» **What is required**:
Line by line, repeat the data below exactly, beginning at the first line and ending at the line with "const stepDays = 6.6;". Omit pictures.

━━━━━━━━━━

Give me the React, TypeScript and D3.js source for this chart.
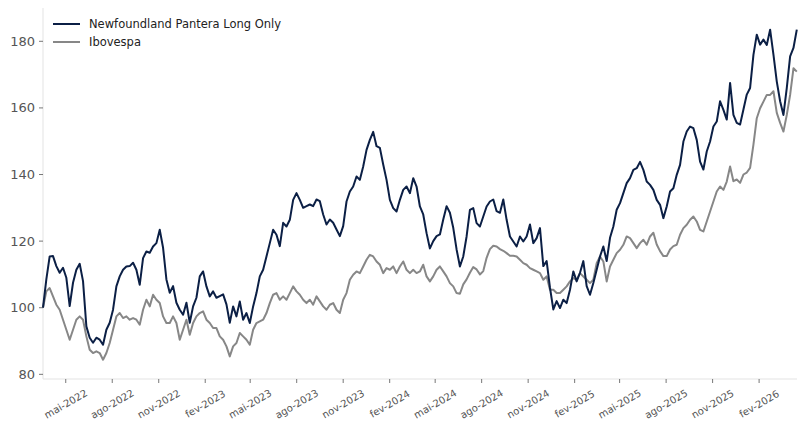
import React from "react";
import * as d3 from "d3";

// series sampled every ~6.6 days starting 17 Mar 2022
const startDate = new Date(2022, 2, 17);
const endDate = new Date(2026, 3, 17);
const stepDays = 6.6;

const pantera = [
  100, 108.5, 115.4, 115.5, 112.5, 110.5, 112, 109, 100.5, 107.5,
  111.4, 113.2, 108, 94.4, 91, 89.5, 91, 90.4, 88.9, 93.4,
  95.5, 99.4, 106.4, 109.4, 111.4, 112.4, 112.5, 113.5, 111.4, 106.9,
  114.9, 116.9, 116.5, 118.4, 119.4, 123.4, 118, 108.5, 104.5, 106.5,
  101.5, 99.4, 97.9, 101.5, 95.5, 100.4, 103, 109.4, 110.9, 106.4,
  103.4, 104.9, 103, 103.5, 104, 101, 95.5, 100.4, 97.4, 101.9,
  96.4, 98.4, 95.4, 100.4, 104.4, 109.4, 111.4, 115.4, 119.4, 123.4,
  121.9, 118.5, 125.5, 124.4, 126.4, 132.4, 134.4, 132.4, 130, 130.5,
  131, 130.5, 132.5, 132, 128, 125, 126.5, 125.5, 123.5, 121.5,
  124.5, 131.9, 134.9, 136.4, 139.4, 138.4, 142.4, 147.4, 150.4, 152.8,
  148.5, 148, 143, 138.4, 132.4, 129.9, 128.9, 132.4, 135.4, 136.4,
  134.4, 138.9, 136.4, 130.4, 128, 122.4, 117.8, 120, 121.5, 122,
  126.5, 130.5, 128.5, 124, 117.5, 112.4, 115.4, 121.4, 129.4, 129.9,
  125.4, 124.4, 127.4, 130.4, 131.9, 132.5, 129, 128.5, 132.5, 126.4,
  121.4, 119.9, 118.4, 121.4, 119.9, 121.4, 125, 119.4, 120.9, 123.9,
  112.5, 114, 106, 99.5, 102, 99.9, 102.4, 101.4, 105.4, 110.9,
  107.9, 110.5, 114, 106.5, 103.9, 107.4, 111.4, 115.4, 118.4, 114,
  121, 124.4, 129.4, 131.4, 134.4, 137.4, 138.9, 141.4, 141.9, 143.8,
  141.4, 137.9, 136.9, 135.4, 132.4, 130.9, 126.9, 130.4, 134.9, 135.9,
  139.9, 142.9, 149.9, 152.9, 154.4, 153.9, 150.4, 143.9, 141.5, 146.9,
  149.9, 154.4, 155.9, 162, 159.4, 156.5, 167.5, 157.9, 155.5, 155,
  159.5, 164, 166, 175.9, 182, 179, 180.5, 178.9, 183.5, 176,
  167.9, 162, 157.9, 166, 175.5, 178, 183.5,
];

const ibovespa = [
  100, 104.9, 105.9, 103.4, 100.9, 99.4, 96.4, 93.4, 90.4, 93.4,
  96.4, 97.4, 96.4, 91.4, 87.4, 86.4, 86.9, 86.4, 84.4, 86.4,
  89.4, 93.4, 97.4, 98.4, 96.9, 97.4, 96.4, 96.9, 96.4, 94.9,
  99.4, 102.4, 100.4, 103.9, 102.4, 101.4, 97.4, 95.4, 95.4, 97.4,
  95.4, 90.4, 93.4, 96.4, 91.9, 95.4, 97.4, 98.4, 98.9, 96.4,
  95.4, 93.9, 93.9, 91.4, 90.4, 88.4, 85.4, 88.4, 89.4, 92.4,
  91.4, 90.4, 88.9, 93.4, 95.4, 95.9, 96.4, 98.4, 101.4, 103.9,
  104.4, 102.4, 103.4, 102.4, 104.4, 106.4, 104.9, 103.9, 102.4, 101.4,
  102.4, 100.9, 103.4, 101.9, 100.4, 99.4, 100.9, 101.4, 99.4, 98.4,
  102.4, 104.4, 108.4, 109.9, 110.9, 110.4, 112.4, 114.4, 115.9, 115.4,
  113.9, 112.9, 110.4, 111.9, 111.4, 112.4, 110.4, 112.4, 113.9, 111.4,
  110.4, 111.4, 110.4, 110.9, 112.9, 109.4, 107.9, 109.4, 111.4, 112.4,
  110.9, 109.4, 107.4, 106.4, 104.4, 104.2, 107, 108.5, 110.5, 112.2,
  111.5, 110, 111, 115, 117.6, 118.6, 118.4, 117.6, 117.1, 116.4,
  115.6, 115.6, 115.4, 114.4, 113.4, 112.9, 111.9, 111.4, 110.9, 110.4,
  108.4, 109.4, 105.4, 105.4, 104.4, 104.4, 105.4, 106.4, 107.9, 108.9,
  108.4, 110.4, 109.4, 108.4, 107.4, 108.4, 113.4, 115.4, 113.9, 107.9,
  112.4, 114.4, 116.4, 117.4, 118.9, 121.4, 120.9, 119.4, 117.9, 119.4,
  120.4, 118.9, 121.4, 122.5, 119, 117, 115.5, 115.5, 117.5, 118.5,
  118.9, 121.9, 123.9, 124.9, 126.4, 127.4, 125.9, 123.4, 122.9, 125.9,
  128.9, 131.9, 134.9, 136.4, 135.4, 137.9, 142.4, 138, 138.5, 137.5,
  140, 140.6, 142, 149, 156.9, 159.9, 161.9, 163.9, 163.9, 165,
  158.5, 155.5, 152.9, 157.9, 163.9, 171.9, 170.9,
];

const yTicks = [80, 100, 120, 140, 160, 180];
const xTickDates = [
  "2022-05-01", "2022-08-01", "2022-11-01", "2023-02-01",
  "2023-05-01", "2023-08-01", "2023-11-01", "2024-02-01",
  "2024-05-01", "2024-08-01", "2024-11-01", "2025-02-01",
  "2025-05-01", "2025-08-01", "2025-11-01", "2026-02-01",
];
const xTickLabels = [
  "mai-2022", "ago-2022", "nov-2022", "fev-2023",
  "mai-2023", "ago-2023", "nov-2023", "fev-2024",
  "mai-2024", "ago-2024", "nov-2024", "fev-2025",
  "mai-2025", "ago-2025", "nov-2025", "fev-2026",
];
const seriesNames = ["Newfoundland Pantera Long Only", "Ibovespa"];
const seriesColors = ["#0b1f45", "#878787"];

const W = 798;
const H = 421;
const left = 43, right = 797, top = 8, bottom = 379;

export default function App() {
  const dates = pantera.map((_, i) => new Date(startDate.getTime() + i * stepDays * 864e5));
  const x = d3.scaleTime().domain([startDate, endDate]).range([left, right]);
  const y = d3.scaleLinear().domain([78.6, 190]).range([bottom, top]);
  const line = d3.line<number>()
    .x((_, i) => x(dates[i]))
    .y((d) => y(d));
  const font = "DejaVu Sans, sans-serif";
  const tickColor = "#555";

  return (
    <svg width={W} height={H} style={{position: "absolute", left: 0, top: 0}} fontFamily={font}>
      <rect width={W} height={H} fill="#fff" />
      <line x1={left} x2={left} y1={top} y2={bottom} stroke="#e3e3e3" />
      <line x1={left} x2={right} y1={bottom} y2={bottom} stroke="#e3e3e3" />
      {yTicks.map((t) => (
        <g key={t}>
          <line x1={left - 4} x2={left} y1={y(t)} y2={y(t)} stroke={tickColor} strokeWidth={0.8} />
          <text x={left - 8} y={y(t)} dy="0.35em" textAnchor="end" fontSize={13} fill={tickColor}>{t}</text>
        </g>
      ))}
      {xTickDates.map((d, i) => {
        const px = x(new Date(d + "T00:00:00"));
        return (
          <g key={d}>
            <line x1={px} x2={px} y1={bottom} y2={bottom + 4} stroke={tickColor} strokeWidth={0.8} />
            <text
              transform={`translate(${px},${bottom + 25}) rotate(-30)`}
              textAnchor="middle" dy="0.35em" fontSize={10} fill={tickColor}
            >{xTickLabels[i]}</text>
          </g>
        );
      })}
      <path d={line(ibovespa) || ""} fill="none" stroke={seriesColors[1]} strokeWidth={2} strokeLinejoin="round" />
      <path d={line(pantera) || ""} fill="none" stroke={seriesColors[0]} strokeWidth={2} strokeLinejoin="round" />
      {seriesNames.map((n, i) => (
        <g key={n}>
          <line x1={53} x2={80} y1={24 + i * 18} y2={24 + i * 18} stroke={seriesColors[i]} strokeWidth={2} />
          <text x={89} y={24 + i * 18} dy="0.35em" fontSize={11.5} fill="#222">{n}</text>
        </g>
      ))}
    </svg>
  );
}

━━━━━━━━━━

» **Solved problem**:
Give me the React, TypeScript and D3.js source for this chart.
import React from "react";
import * as d3 from "d3";

// series sampled every ~6.6 days starting 17 Mar 2022
const startDate = new Date(2022, 2, 17);
const endDate = new Date(2026, 3, 17);
const stepDays = 6.6;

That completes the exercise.